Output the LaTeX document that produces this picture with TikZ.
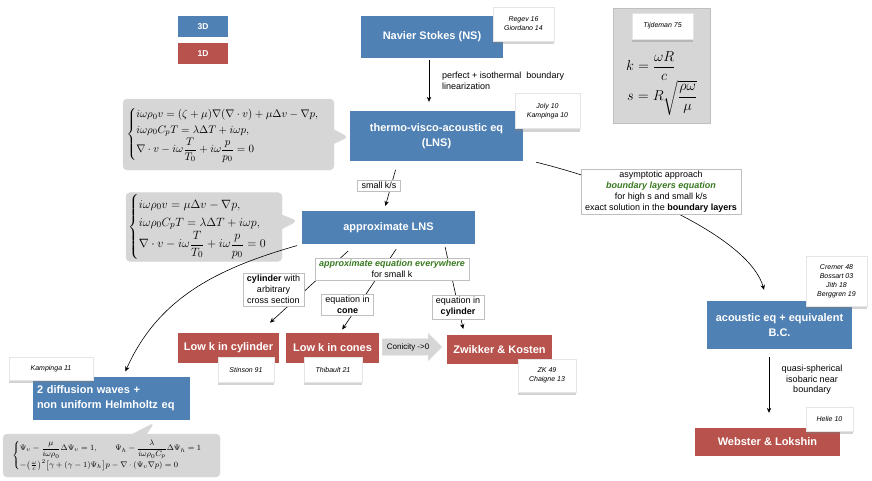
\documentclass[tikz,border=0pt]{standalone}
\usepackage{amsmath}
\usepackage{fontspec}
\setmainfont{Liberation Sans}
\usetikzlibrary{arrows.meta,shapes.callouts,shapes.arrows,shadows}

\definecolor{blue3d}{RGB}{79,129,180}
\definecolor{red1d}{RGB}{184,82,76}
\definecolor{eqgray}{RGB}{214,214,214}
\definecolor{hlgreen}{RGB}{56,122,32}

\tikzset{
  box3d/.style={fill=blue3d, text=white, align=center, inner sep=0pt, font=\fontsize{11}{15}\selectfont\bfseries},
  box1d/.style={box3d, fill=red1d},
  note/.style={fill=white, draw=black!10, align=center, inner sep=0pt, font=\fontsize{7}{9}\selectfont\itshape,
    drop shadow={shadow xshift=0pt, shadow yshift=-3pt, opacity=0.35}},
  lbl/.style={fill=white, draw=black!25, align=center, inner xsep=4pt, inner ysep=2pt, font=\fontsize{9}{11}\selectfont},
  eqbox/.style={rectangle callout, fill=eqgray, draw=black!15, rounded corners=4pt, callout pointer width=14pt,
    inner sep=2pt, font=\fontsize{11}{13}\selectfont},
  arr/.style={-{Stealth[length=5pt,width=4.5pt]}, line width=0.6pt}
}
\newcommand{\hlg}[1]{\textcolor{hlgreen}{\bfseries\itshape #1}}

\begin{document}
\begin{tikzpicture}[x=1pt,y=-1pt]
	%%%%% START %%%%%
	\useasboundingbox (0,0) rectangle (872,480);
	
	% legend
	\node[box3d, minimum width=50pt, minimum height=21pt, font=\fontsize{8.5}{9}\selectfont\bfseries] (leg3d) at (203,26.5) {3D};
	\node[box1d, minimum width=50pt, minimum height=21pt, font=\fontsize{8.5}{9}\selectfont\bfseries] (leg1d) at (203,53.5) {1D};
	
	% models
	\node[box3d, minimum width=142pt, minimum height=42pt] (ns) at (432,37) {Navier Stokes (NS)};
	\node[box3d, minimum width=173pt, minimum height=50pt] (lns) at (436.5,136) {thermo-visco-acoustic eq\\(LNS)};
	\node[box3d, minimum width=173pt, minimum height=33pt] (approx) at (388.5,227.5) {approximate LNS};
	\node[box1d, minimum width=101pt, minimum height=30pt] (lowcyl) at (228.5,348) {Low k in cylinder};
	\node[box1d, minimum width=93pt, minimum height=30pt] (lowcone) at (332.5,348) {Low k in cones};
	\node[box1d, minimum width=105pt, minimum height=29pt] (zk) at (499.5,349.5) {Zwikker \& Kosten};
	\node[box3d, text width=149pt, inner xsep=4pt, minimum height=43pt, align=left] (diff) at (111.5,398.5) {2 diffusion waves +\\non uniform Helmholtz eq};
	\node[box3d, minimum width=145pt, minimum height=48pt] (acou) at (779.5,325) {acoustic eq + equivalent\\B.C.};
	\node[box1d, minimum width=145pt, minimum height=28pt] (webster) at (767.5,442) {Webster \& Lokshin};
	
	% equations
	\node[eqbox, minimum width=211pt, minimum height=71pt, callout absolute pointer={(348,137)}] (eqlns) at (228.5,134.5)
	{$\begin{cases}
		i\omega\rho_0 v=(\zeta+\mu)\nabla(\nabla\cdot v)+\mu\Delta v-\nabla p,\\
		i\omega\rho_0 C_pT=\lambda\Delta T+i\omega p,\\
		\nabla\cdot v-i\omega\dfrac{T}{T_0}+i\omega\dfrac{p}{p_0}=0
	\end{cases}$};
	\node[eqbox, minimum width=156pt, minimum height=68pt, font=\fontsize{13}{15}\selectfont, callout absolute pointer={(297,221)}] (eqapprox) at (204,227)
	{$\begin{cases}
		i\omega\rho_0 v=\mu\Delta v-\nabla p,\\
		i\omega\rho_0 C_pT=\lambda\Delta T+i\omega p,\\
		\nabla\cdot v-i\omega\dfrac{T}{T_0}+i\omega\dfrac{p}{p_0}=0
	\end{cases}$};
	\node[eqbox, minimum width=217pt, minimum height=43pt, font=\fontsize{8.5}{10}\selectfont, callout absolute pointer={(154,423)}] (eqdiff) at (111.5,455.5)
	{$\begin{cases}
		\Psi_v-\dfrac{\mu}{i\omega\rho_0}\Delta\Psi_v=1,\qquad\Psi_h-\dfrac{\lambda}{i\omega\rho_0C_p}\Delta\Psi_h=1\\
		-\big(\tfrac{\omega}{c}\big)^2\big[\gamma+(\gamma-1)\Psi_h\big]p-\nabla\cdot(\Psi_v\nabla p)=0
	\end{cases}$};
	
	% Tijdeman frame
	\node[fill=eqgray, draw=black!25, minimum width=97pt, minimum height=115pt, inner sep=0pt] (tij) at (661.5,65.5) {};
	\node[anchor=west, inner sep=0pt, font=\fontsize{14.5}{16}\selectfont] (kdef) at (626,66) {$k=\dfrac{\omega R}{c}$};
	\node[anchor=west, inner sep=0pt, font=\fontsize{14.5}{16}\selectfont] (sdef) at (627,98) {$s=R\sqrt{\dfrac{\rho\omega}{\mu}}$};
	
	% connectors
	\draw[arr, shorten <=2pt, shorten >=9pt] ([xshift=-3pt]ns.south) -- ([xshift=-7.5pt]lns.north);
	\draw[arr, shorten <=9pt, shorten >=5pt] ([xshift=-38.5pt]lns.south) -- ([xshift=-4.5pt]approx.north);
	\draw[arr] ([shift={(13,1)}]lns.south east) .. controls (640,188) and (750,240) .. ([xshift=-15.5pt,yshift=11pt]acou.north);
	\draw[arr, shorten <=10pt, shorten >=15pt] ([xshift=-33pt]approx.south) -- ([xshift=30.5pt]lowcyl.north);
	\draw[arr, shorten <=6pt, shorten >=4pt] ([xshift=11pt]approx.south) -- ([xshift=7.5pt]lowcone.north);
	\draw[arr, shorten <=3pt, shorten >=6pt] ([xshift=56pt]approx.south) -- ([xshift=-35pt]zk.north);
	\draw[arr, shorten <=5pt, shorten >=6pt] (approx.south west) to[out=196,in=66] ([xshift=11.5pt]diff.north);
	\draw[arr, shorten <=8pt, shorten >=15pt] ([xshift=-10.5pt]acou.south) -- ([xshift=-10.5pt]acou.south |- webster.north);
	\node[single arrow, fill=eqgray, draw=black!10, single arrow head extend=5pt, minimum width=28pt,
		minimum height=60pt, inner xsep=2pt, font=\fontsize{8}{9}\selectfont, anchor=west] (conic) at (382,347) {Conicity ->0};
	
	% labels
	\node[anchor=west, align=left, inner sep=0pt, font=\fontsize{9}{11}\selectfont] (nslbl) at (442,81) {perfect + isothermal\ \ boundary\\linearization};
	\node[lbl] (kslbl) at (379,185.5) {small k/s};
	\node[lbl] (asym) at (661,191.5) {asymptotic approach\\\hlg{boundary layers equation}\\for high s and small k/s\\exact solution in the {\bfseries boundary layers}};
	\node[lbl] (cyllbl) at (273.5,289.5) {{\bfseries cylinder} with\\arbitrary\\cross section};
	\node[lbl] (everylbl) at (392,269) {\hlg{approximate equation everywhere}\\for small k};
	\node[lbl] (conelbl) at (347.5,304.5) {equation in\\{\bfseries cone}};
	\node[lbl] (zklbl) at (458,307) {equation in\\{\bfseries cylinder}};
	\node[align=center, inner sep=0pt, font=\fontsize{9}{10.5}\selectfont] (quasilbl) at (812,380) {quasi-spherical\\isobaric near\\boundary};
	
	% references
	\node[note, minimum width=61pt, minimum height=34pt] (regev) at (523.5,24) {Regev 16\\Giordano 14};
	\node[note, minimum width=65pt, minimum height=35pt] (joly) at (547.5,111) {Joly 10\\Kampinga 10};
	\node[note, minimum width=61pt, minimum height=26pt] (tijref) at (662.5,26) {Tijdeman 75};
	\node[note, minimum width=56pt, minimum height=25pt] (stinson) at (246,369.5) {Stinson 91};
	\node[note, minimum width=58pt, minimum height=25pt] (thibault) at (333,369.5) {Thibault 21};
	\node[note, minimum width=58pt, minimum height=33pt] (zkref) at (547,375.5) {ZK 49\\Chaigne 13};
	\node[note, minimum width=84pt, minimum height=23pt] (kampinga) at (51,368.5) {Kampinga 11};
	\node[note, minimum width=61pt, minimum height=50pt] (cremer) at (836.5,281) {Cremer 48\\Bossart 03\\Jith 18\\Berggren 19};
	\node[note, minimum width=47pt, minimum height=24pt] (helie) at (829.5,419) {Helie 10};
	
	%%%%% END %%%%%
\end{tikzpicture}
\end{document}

################

Task directions:
Among the lines of the material, find those that hold the word "with" and copy them.

Answer to this exercise:
Output the LaTeX document that produces this picture with TikZ.
	\node[lbl] (cyllbl) at (273.5,289.5) {{\bfseries cylinder} with\\arbitrary\\cross section};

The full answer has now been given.